### WHAT NEEDS TO BE DONE
Pictures aside, quote the whole listing exactly.

________________________

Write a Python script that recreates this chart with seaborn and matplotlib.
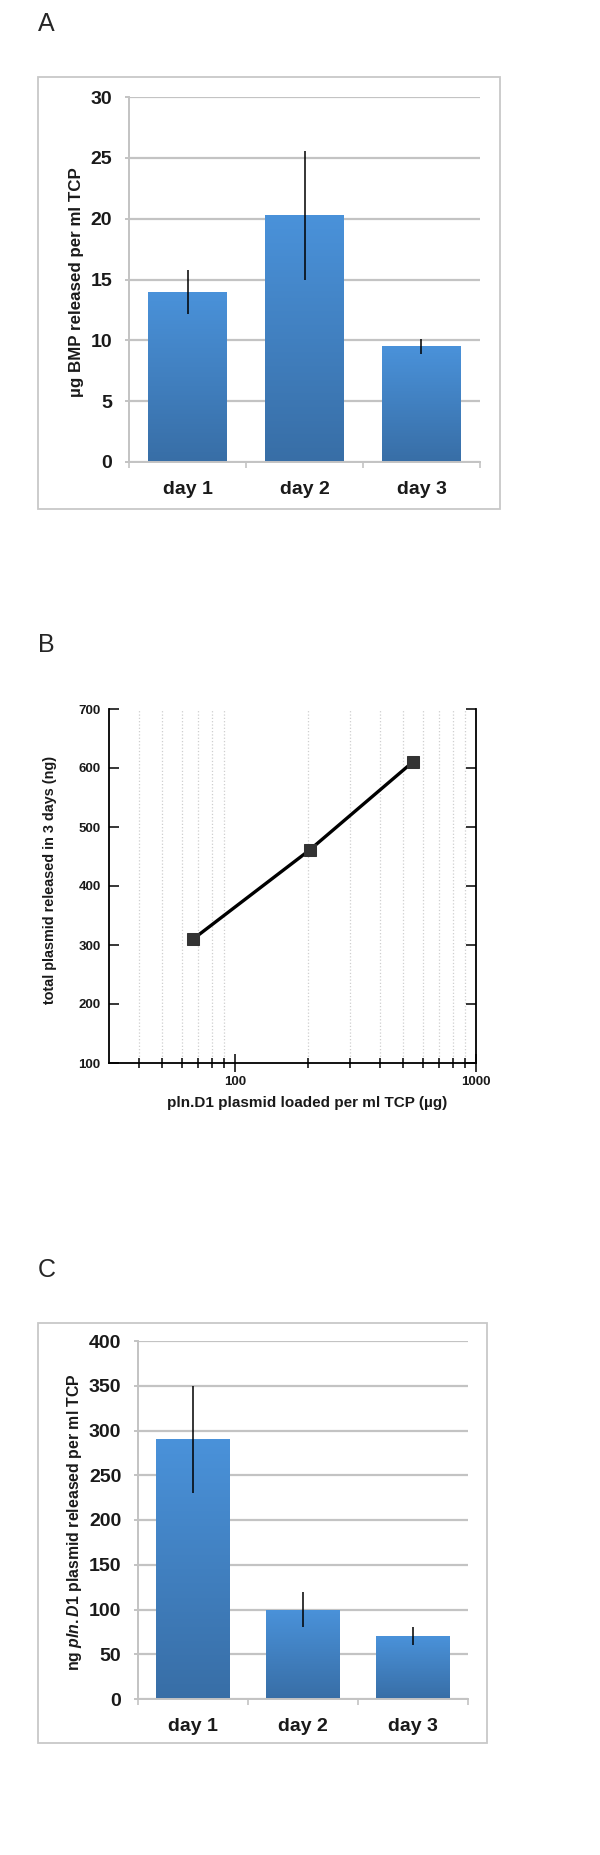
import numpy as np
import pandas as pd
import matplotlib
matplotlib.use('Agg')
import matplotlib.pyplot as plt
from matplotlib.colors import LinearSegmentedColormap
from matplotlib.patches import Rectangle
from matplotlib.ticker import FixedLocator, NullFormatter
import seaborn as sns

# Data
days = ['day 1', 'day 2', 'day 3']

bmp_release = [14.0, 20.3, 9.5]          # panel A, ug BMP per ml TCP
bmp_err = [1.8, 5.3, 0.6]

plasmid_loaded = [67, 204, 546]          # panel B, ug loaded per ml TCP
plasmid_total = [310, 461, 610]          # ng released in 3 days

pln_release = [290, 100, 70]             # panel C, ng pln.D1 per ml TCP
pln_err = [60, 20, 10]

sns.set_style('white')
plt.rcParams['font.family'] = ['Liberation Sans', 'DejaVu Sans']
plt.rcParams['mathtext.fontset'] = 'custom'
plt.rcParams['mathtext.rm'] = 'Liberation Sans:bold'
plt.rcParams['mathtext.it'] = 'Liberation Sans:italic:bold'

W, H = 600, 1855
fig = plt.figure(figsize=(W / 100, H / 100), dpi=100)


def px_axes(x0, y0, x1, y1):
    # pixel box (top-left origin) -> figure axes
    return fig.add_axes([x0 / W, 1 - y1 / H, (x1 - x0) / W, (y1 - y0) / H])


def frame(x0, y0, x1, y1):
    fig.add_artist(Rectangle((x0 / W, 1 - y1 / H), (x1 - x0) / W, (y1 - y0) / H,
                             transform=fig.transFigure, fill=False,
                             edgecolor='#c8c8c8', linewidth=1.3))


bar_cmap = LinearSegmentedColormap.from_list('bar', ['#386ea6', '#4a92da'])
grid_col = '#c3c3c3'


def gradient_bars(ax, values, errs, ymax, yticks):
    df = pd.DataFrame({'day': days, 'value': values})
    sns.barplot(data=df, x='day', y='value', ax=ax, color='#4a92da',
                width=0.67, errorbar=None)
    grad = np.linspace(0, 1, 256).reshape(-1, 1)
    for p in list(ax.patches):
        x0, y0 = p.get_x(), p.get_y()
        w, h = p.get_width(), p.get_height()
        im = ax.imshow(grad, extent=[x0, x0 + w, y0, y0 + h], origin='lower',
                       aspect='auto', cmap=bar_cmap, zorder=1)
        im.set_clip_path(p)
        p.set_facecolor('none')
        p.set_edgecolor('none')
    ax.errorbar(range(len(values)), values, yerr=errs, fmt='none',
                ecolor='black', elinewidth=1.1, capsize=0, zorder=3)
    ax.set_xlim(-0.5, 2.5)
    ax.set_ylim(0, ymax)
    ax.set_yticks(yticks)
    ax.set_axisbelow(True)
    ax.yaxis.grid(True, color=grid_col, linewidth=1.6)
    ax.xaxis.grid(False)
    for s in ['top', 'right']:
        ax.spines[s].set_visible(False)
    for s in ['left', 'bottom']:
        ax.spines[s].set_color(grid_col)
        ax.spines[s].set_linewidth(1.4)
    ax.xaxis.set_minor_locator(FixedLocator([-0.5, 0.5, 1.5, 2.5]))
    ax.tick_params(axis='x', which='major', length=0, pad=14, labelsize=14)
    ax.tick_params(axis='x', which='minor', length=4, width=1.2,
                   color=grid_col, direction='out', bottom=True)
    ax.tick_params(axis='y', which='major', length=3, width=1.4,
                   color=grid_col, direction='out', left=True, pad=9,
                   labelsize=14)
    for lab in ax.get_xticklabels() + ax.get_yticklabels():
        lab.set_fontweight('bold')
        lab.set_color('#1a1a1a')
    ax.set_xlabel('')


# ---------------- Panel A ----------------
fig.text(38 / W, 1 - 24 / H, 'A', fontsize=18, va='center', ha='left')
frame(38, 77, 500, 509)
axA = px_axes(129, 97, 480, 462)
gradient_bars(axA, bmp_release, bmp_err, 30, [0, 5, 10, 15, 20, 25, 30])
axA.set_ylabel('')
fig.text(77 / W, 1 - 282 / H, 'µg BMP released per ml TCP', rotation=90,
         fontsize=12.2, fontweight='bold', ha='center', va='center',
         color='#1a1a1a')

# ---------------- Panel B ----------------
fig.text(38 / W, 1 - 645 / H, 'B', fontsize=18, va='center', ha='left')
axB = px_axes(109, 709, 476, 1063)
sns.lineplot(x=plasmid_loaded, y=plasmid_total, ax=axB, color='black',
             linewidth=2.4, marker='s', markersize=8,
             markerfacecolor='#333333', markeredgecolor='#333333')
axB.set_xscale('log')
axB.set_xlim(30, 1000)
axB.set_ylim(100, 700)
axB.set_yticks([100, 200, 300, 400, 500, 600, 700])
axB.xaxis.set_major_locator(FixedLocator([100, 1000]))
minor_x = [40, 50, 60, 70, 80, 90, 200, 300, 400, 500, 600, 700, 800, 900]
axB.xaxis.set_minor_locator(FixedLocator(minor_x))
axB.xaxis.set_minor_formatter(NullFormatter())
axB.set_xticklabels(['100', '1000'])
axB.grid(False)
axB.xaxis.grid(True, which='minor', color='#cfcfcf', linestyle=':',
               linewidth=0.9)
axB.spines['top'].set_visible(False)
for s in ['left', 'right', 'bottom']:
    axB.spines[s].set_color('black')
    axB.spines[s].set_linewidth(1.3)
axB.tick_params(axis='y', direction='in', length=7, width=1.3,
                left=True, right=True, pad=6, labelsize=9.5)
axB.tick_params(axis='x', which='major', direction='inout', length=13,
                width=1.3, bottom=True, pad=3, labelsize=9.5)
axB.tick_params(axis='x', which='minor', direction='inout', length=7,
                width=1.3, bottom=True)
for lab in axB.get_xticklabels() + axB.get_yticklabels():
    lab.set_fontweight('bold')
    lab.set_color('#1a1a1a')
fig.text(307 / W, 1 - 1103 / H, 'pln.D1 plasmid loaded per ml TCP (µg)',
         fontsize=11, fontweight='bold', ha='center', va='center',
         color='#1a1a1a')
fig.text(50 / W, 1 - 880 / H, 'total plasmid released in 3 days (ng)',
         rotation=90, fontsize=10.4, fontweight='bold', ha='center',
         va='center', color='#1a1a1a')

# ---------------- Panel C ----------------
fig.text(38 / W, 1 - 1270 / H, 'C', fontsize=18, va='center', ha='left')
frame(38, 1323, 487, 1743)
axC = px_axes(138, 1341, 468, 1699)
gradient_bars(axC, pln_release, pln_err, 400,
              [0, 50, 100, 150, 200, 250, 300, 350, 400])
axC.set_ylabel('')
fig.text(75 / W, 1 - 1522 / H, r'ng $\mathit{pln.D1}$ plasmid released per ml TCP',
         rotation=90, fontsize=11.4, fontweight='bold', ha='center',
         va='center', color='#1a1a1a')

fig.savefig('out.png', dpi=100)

________________________

### ANSWER IN FULL
Write a Python script that recreates this chart with seaborn and matplotlib.
import numpy as np
import pandas as pd
import matplotlib
matplotlib.use('Agg')
import matplotlib.pyplot as plt
from matplotlib.colors import LinearSegmentedColormap
from matplotlib.patches import Rectangle
from matplotlib.ticker import FixedLocator, NullFormatter
import seaborn as sns

# Data
days = ['day 1', 'day 2', 'day 3']

bmp_release = [14.0, 20.3, 9.5]          # panel A, ug BMP per ml TCP
bmp_err = [1.8, 5.3, 0.6]

plasmid_loaded = [67, 204, 546]          # panel B, ug loaded per ml TCP
plasmid_total = [310, 461, 610]          # ng released in 3 days

pln_release = [290, 100, 70]             # panel C, ng pln.D1 per ml TCP
pln_err = [60, 20, 10]

sns.set_style('white')
plt.rcParams['font.family'] = ['Liberation Sans', 'DejaVu Sans']
plt.rcParams['mathtext.fontset'] = 'custom'
plt.rcParams['mathtext.rm'] = 'Liberation Sans:bold'
plt.rcParams['mathtext.it'] = 'Liberation Sans:italic:bold'

W, H = 600, 1855
fig = plt.figure(figsize=(W / 100, H / 100), dpi=100)


def px_axes(x0, y0, x1, y1):
    # pixel box (top-left origin) -> figure axes
    return fig.add_axes([x0 / W, 1 - y1 / H, (x1 - x0) / W, (y1 - y0) / H])


def frame(x0, y0, x1, y1):
    fig.add_artist(Rectangle((x0 / W, 1 - y1 / H), (x1 - x0) / W, (y1 - y0) / H,
                             transform=fig.transFigure, fill=False,
                             edgecolor='#c8c8c8', linewidth=1.3))


bar_cmap = LinearSegmentedColormap.from_list('bar', ['#386ea6', '#4a92da'])
grid_col = '#c3c3c3'


def gradient_bars(ax, values, errs, ymax, yticks):
    df = pd.DataFrame({'day': days, 'value': values})
    sns.barplot(data=df, x='day', y='value', ax=ax, color='#4a92da',
                width=0.67, errorbar=None)
    grad = np.linspace(0, 1, 256).reshape(-1, 1)
    for p in list(ax.patches):
        x0, y0 = p.get_x(), p.get_y()
        w, h = p.get_width(), p.get_height()
        im = ax.imshow(grad, extent=[x0, x0 + w, y0, y0 + h], origin='lower',
                       aspect='auto', cmap=bar_cmap, zorder=1)
        im.set_clip_path(p)
        p.set_facecolor('none')
        p.set_edgecolor('none')
    ax.errorbar(range(len(values)), values, yerr=errs, fmt='none',
                ecolor='black', elinewidth=1.1, capsize=0, zorder=3)
    ax.set_xlim(-0.5, 2.5)
    ax.set_ylim(0, ymax)
    ax.set_yticks(yticks)
    ax.set_axisbelow(True)
    ax.yaxis.grid(True, color=grid_col, linewidth=1.6)
    ax.xaxis.grid(False)
    for s in ['top', 'right']:
        ax.spines[s].set_visible(False)
    for s in ['left', 'bottom']:
        ax.spines[s].set_color(grid_col)
        ax.spines[s].set_linewidth(1.4)
    ax.xaxis.set_minor_locator(FixedLocator([-0.5, 0.5, 1.5, 2.5]))
    ax.tick_params(axis='x', which='major', length=0, pad=14, labelsize=14)
    ax.tick_params(axis='x', which='minor', length=4, width=1.2,
                   color=grid_col, direction='out', bottom=True)
    ax.tick_params(axis='y', which='major', length=3, width=1.4,
                   color=grid_col, direction='out', left=True, pad=9,
                   labelsize=14)
    for lab in ax.get_xticklabels() + ax.get_yticklabels():
        lab.set_fontweight('bold')
        lab.set_color('#1a1a1a')
    ax.set_xlabel('')


# ---------------- Panel A ----------------
fig.text(38 / W, 1 - 24 / H, 'A', fontsize=18, va='center', ha='left')
frame(38, 77, 500, 509)
axA = px_axes(129, 97, 480, 462)
gradient_bars(axA, bmp_release, bmp_err, 30, [0, 5, 10, 15, 20, 25, 30])
axA.set_ylabel('')
fig.text(77 / W, 1 - 282 / H, 'µg BMP released per ml TCP', rotation=90,
         fontsize=12.2, fontweight='bold', ha='center', va='center',
         color='#1a1a1a')

# ---------------- Panel B ----------------
fig.text(38 / W, 1 - 645 / H, 'B', fontsize=18, va='center', ha='left')
axB = px_axes(109, 709, 476, 1063)
sns.lineplot(x=plasmid_loaded, y=plasmid_total, ax=axB, color='black',
             linewidth=2.4, marker='s', markersize=8,
             markerfacecolor='#333333', markeredgecolor='#333333')
axB.set_xscale('log')
axB.set_xlim(30, 1000)
axB.set_ylim(100, 700)
axB.set_yticks([100, 200, 300, 400, 500, 600, 700])
axB.xaxis.set_major_locator(FixedLocator([100, 1000]))
minor_x = [40, 50, 60, 70, 80, 90, 200, 300, 400, 500, 600, 700, 800, 900]
axB.xaxis.set_minor_locator(FixedLocator(minor_x))
axB.xaxis.set_minor_formatter(NullFormatter())
axB.set_xticklabels(['100', '1000'])
axB.grid(False)
axB.xaxis.grid(True, which='minor', color='#cfcfcf', linestyle=':',
               linewidth=0.9)
axB.spines['top'].set_visible(False)
for s in ['left', 'right', 'bottom']:
    axB.spines[s].set_color('black')
    axB.spines[s].set_linewidth(1.3)
axB.tick_params(axis='y', direction='in', length=7, width=1.3,
                left=True, right=True, pad=6, labelsize=9.5)
axB.tick_params(axis='x', which='major', direction='inout', length=13,
                width=1.3, bottom=True, pad=3, labelsize=9.5)
axB.tick_params(axis='x', which='minor', direction='inout', length=7,
                width=1.3, bottom=True)
for lab in axB.get_xticklabels() + axB.get_yticklabels():
    lab.set_fontweight('bold')
    lab.set_color('#1a1a1a')
fig.text(307 / W, 1 - 1103 / H, 'pln.D1 plasmid loaded per ml TCP (µg)',
         fontsize=11, fontweight='bold', ha='center', va='center',
         color='#1a1a1a')
fig.text(50 / W, 1 - 880 / H, 'total plasmid released in 3 days (ng)',
         rotation=90, fontsize=10.4, fontweight='bold', ha='center',
         va='center', color='#1a1a1a')

# ---------------- Panel C ----------------
fig.text(38 / W, 1 - 1270 / H, 'C', fontsize=18, va='center', ha='left')
frame(38, 1323, 487, 1743)
axC = px_axes(138, 1341, 468, 1699)
gradient_bars(axC, pln_release, pln_err, 400,
              [0, 50, 100, 150, 200, 250, 300, 350, 400])
axC.set_ylabel('')
fig.text(75 / W, 1 - 1522 / H, r'ng $\mathit{pln.D1}$ plasmid released per ml TCP',
         rotation=90, fontsize=11.4, fontweight='bold', ha='center',
         va='center', color='#1a1a1a')

fig.savefig('out.png', dpi=100)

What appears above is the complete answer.